The preprocesses the text data and creates a unigram model. This model will be used for frequence analysis later.

In [2]:
def generate_alphabet(alpha, omega):
    """Set of the english alphabet"""
    return set([chr(i) for i in range(ord(alpha), ord(omega)+1)]) 

alphabet = generate_alphabet('a', 'z') # Set of the english alphabet

strip = set(austen_raw_text).difference(alphabet)
strip.difference_update(set([' ']))
for s in strip:
    austen_raw_text = austen_raw_text.replace(s, "")

from ngram import character_tokenizer
unigram_model = NGramModel(character_tokenizer(austen_raw_text), 1)
bigram_model = NGramModel(character_tokenizer(austen_raw_text), 2)

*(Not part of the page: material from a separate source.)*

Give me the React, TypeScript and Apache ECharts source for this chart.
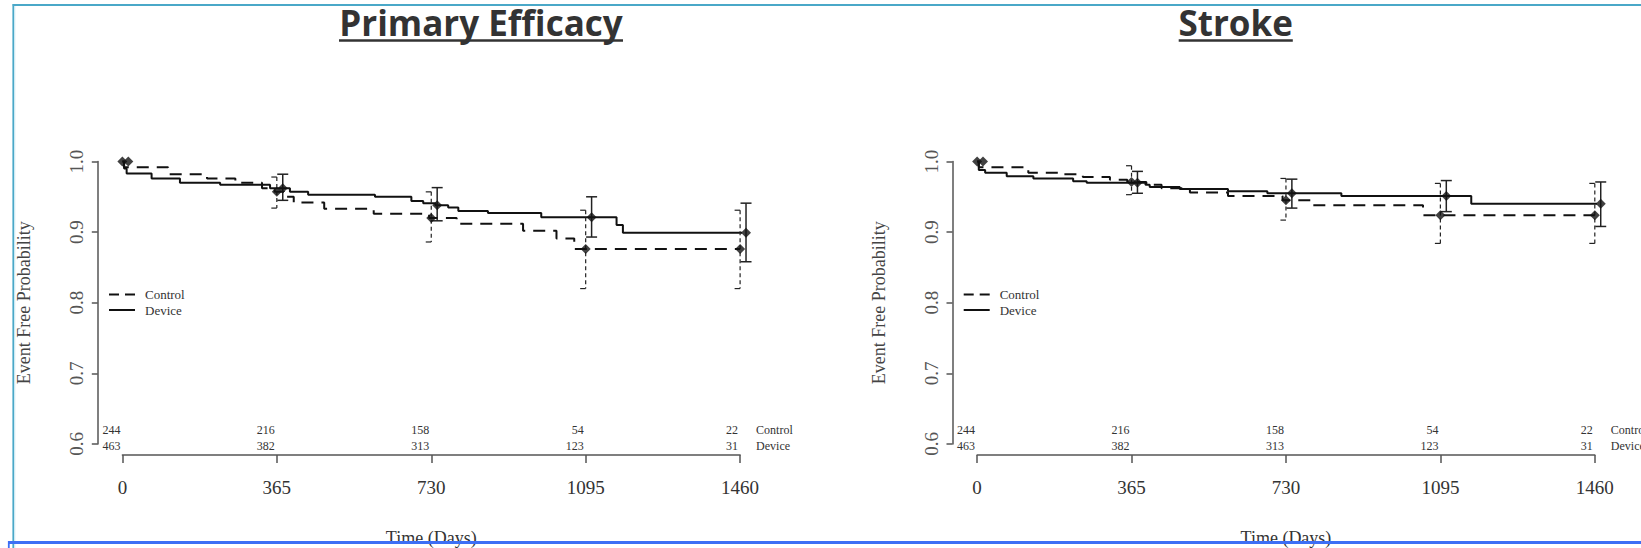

print("Removing these characters:", strip)
print(unigram_model)
print(bigram_model)

Removing these characters: {"'", '&', '_', '?', '4', '>', '5', '(', ';', '*', '9', ',', '3', '\n', '2', '-', '7', ':', '[', '"', '1', '!', '0', '.', '8', '6', '`', ']', ')'}
1-gram model with 27 unique keys
2-gram model with 600 unique keys


The set of all english words in the corpus will also come in handy.

In [3]:
engligh_words = set()
for m in models[:1]:
    engligh_words.update(set([k[0].lower() for k in list(m.keys()) if len(k[0])>=2]))
    
print("Found %i english words" % len(engligh_words))

Found 7312 english words


We can now find the most common characters in this english text and their probabilities (from relative frequencies).

In [4]:
from ngram import ordered_ngrams
for unigram, prob in list(ordered_ngrams(unigram_model)):
    print("%s - %.5f" % (unigram, prob))

(' ',) - 0.17508
('e',) - 0.10457
('t',) - 0.07146
('a',) - 0.06508
('o',) - 0.06436
('n',) - 0.05892
('i',) - 0.05631
('h',) - 0.05141
('s',) - 0.05130
('r',) - 0.05015
('d',) - 0.03463
('l',) - 0.03331
('u',) - 0.02380
('m',) - 0.02354
('w',) - 0.01977
('c',) - 0.01941
('f',) - 0.01858
('y',) - 0.01830
('g',) - 0.01596
('b',) - 0.01298
('p',) - 0.01274
('v',) - 0.00927
('k',) - 0.00509
('x',) - 0.00144
('j',) - 0.00126
('q',) - 0.00106
('z',) - 0.00020


## Caesar substitution crypto
Maybe the most basic substitution crypto, based on charcter rotations.

In [5]:
#alphabet = [chr(i) for i in range(ord('a'), ord('z')+1)]
def caesar_encryption(word, offset=3):
    enc = [chr(ord(char)+offset-len(alphabet)) if (ord(char)+offset)>ord('z') else chr(ord(char)+offset)
           for char in word.lower() if char in alphabet]
    return "".join(enc).upper()

import random
offset = random.randint(1, len(alphabet)-1)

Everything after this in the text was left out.